Two other private banks, which are doing exceedingly well, will see changes in their leadership because their iconic leaders will be retiring. The central bank has made its discomfort clear about the compensation packages of high-flying bank CEOs and made suggestions that could result in big changes in bonuses and other variable incentives given to them. The regulator has suggested that bonuses should be more tightly linked to performance, and should not be just a reward given out by a friendly board.
If several private sector banks have been reprimanded, most public sector banks are still trying to get out of the morass they find themselves in. While the RBI, nudged by the government, has removed six public sector banks from the prompt corrective action framework, on the ground this might not actually help them much. Their balance sheets are still not in a shape where they can afford to give out big business loans, unless they get enormous capital infusion.
Meanwhile, after the successful merger of the State Bank of India with its affiliates, the government has announced other mergers - Bank of Baroda with Vijaya Bank and Dena Bank. This will see a well run bank combine with a bank with middling performance and another that is deep in the red. How this will precisely help is unclear.

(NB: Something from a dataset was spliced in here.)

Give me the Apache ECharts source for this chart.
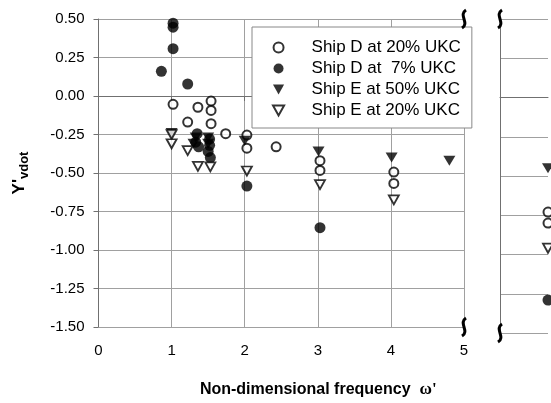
<!DOCTYPE html>
<html>
<head>
<meta charset="utf-8">
<script src="https://cdn.jsdelivr.net/npm/echarts@6/dist/echarts.min.js"></script>
<style>
  html, body { margin: 0; padding: 0; background: #fff; }
  #chart { width: 551px; height: 403px; }
</style>
</head>
<body>
<div id="chart"></div>
<script>
// values; the right panel holds the far-right (off-scale) points
const shipD20 = [
  [1.02, -0.054], [1.36, -0.073], [1.54, -0.033], [1.54, -0.094], [1.22, -0.169],
  [1.54, -0.18], [1.74, -0.245], [2.03, -0.254], [2.03, -0.339], [2.43, -0.33],
  [3.03, -0.42], [3.03, -0.483], [4.04, -0.494], [4.04, -0.568]
];
const shipD7 = [
  [1.02, 0.473], [1.02, 0.447], [1.02, 0.307], [0.86, 0.16], [1.22, 0.078],
  [1.35, -0.245], [1.33, -0.30], [1.37, -0.33], [1.52, -0.28], [1.52, -0.32],
  [1.50, -0.36], [1.53, -0.40], [2.03, -0.585], [3.03, -0.855]
];
const shipE50 = [
  [1.0, -0.24], [1.33, -0.27], [1.30, -0.31], [1.50, -0.27], [1.50, -0.31],
  [2.0, -0.29], [3.01, -0.36], [4.01, -0.40], [4.8, -0.42]
];
const shipE20 = [
  [1.0, -0.25], [1.0, -0.31], [1.22, -0.355], [1.36, -0.457], [1.53, -0.46],
  [2.03, -0.487], [3.03, -0.575], [4.04, -0.674]
];
const shipD20Far = [-0.73, -0.80];
const shipD7Far = [-1.29];
const shipE50Far = [-0.45];
const shipE20Far = [-0.96];

const legendNames = ['Ship D at 20% UKC', 'Ship D at  7% UKC', 'Ship E at 50% UKC', 'Ship E at 20% UKC'];

const FONT = 'Liberation Sans, Arial, sans-serif';
const DOWN = 'path://M0,0L10,0L5,9Z';
const chart = echarts.init(document.getElementById('chart'));

const styles = [
  { symbol: 'circle', symbolSize: 9, itemStyle: { color: '#fff', borderColor: '#000', borderWidth: 2 } },
  { symbol: 'circle', symbolSize: 11, itemStyle: { color: '#000' } },
  { symbol: DOWN, symbolSize: [12, 10], itemStyle: { color: '#000' } },
  { symbol: DOWN, symbolSize: [10, 9], itemStyle: { color: '#fff', borderColor: '#000', borderWidth: 1.8 } }
];
const mainData = [shipD20, shipD7, shipE50, shipE20];
const farData = [shipD20Far, shipD7Far, shipE50Far, shipE20Far];

const series = [];
legendNames.forEach((name, i) => {
  series.push(Object.assign({ name, type: 'scatter', xAxisIndex: 0, yAxisIndex: 0, data: mainData[i] }, styles[i]));
  series.push(Object.assign({ name, type: 'scatter', xAxisIndex: 1, yAxisIndex: 1, data: farData[i].map(v => [1, v]) }, styles[i]));
});

const gridLine = { show: true, lineStyle: { color: '#a0a0a0', width: 1 } };
const axisLine = { show: true, lineStyle: { color: '#707070', width: 1 } };

chart.setOption({
  animation: false,
  textStyle: { fontFamily: FONT },
  grid: [
    { left: 98, top: 19, width: 366, height: 314 },
    { left: 500, top: 19, width: 48, height: 314 }
  ],
  legend: {
    data: legendNames,
    orient: 'vertical',
    left: 252, top: 27,
    backgroundColor: '#fff',
    borderColor: '#888',
    borderWidth: 1,
    borderRadius: 0,
    padding: [12, 11, 9, 20],
    itemGap: 4,
    itemWidth: 14, itemHeight: 10,
    textStyle: { fontSize: 17, color: '#000', fontFamily: FONT, padding: [0, 0, 0, 21] }
  },
  xAxis: [
    {
      gridIndex: 0, type: 'value', min: 0, max: 5, interval: 1,
      axisLine, axisTick: { show: true, length: 5, lineStyle: { color: '#707070' } },
      axisLabel: { fontSize: 15, color: '#000', margin: 16 },
      splitLine: gridLine,
      name: "{a|Non-dimensional frequency  }{w|ω'}",
      nameLocation: 'middle', nameGap: 54,
      nameTextStyle: {
        padding: [0, 0, 0, 74],
        rich: {
          a: { fontSize: 16, fontWeight: 'bold', color: '#000', fontFamily: FONT },
          w: { fontSize: 17, fontWeight: 'bold', color: '#000', fontFamily: 'Liberation Serif, Times New Roman, serif' }
        }
      }
    },
    {
      gridIndex: 1, type: 'value', min: 0, max: 1,
      axisLine, axisTick: { show: false }, axisLabel: { show: false }, splitLine: { show: false }
    }
  ],
  yAxis: [
    {
      gridIndex: 0, type: 'value', min: -1.5, max: 0.5, interval: 0.25,
      axisLine, axisTick: { show: true, length: 5, lineStyle: { color: '#707070' } },
      axisLabel: { fontSize: 15, color: '#000', margin: 14, formatter: v => v.toFixed(2) },
      splitLine: gridLine,
      name: "{a|Y'}{b|vdot}",
      nameLocation: 'middle', nameGap: 68, nameRotate: 90,
      nameTextStyle: {
        rich: {
          a: { fontSize: 17, fontWeight: 'bold', color: '#000', fontFamily: FONT, lineHeight: 22 },
          b: { fontSize: 13, fontWeight: 'bold', color: '#000', fontFamily: FONT, lineHeight: 22, padding: [10, 0, 0, 0] }
        }
      }
    },
    {
      gridIndex: 1, type: 'value', min: -1.5, max: 0.5, interval: 0.25, position: 'right',
      axisLine, axisTick: { show: false }, axisLabel: { show: false }, splitLine: gridLine
    }
  ],
  series
});

// break marks at the ends of the axis gap
function squiggle(p) {
  const [x, y] = p;
  return {
    type: 'bezierCurve', z: 100,
    shape: { x1: x + 2, y1: y - 9, cpx1: x - 6, cpy1: y - 4, cpx2: x + 6, cpy2: y + 4, x2: x - 2, y2: y + 9 },
    style: { stroke: '#000', lineWidth: 3, fill: null }
  };
}
const corners = [
  chart.convertToPixel({ gridIndex: 0 }, [5, 0.5]),
  chart.convertToPixel({ gridIndex: 0 }, [5, -1.5]),
  chart.convertToPixel({ gridIndex: 1 }, [0, 0.5]),
  chart.convertToPixel({ gridIndex: 1 }, [0, -1.5])
];
chart.setOption({ graphic: corners.map(squiggle) });
</script>
</body>
</html>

The finance minister has also announced that there would be more mergers going forward - he wants fewer but bigger and healthier banks. While the first two are a given once the mergers take place, whether these will result in healthier banks is open to debate. Given that nothing has been done to reform the functioning of public sector banks, whether this will not just result in a number of big bad banks is the worry.
The banking sector - in fact, the entire financial sector - is seeing a major change because of technology as well. Fintechs are helping banks and also trying to be competitors. Currently, regulations do not allow fintechs to really infringe on banking territory, but at some point that may not be the case.
The BT-KPMG Best Bank Survey has evolved quite a lot over the years. It started off choosing winners based purely on quantitative criteria, but it has now added jury categories. It has also expanded to add fintech award categories along with the original banking categories.
While mostly bad news on the banking front dominates the headlines these days, the fact is that a handful of banks - and their leaders - have been performing exceptionally well in the past few years. This came out strongly in the jury awards when a healthy discussion took place on who would be the ultimate winner in a particularly category from two equally strong contenders. In one category, the jury finally decided to choose two leaders as joint winners.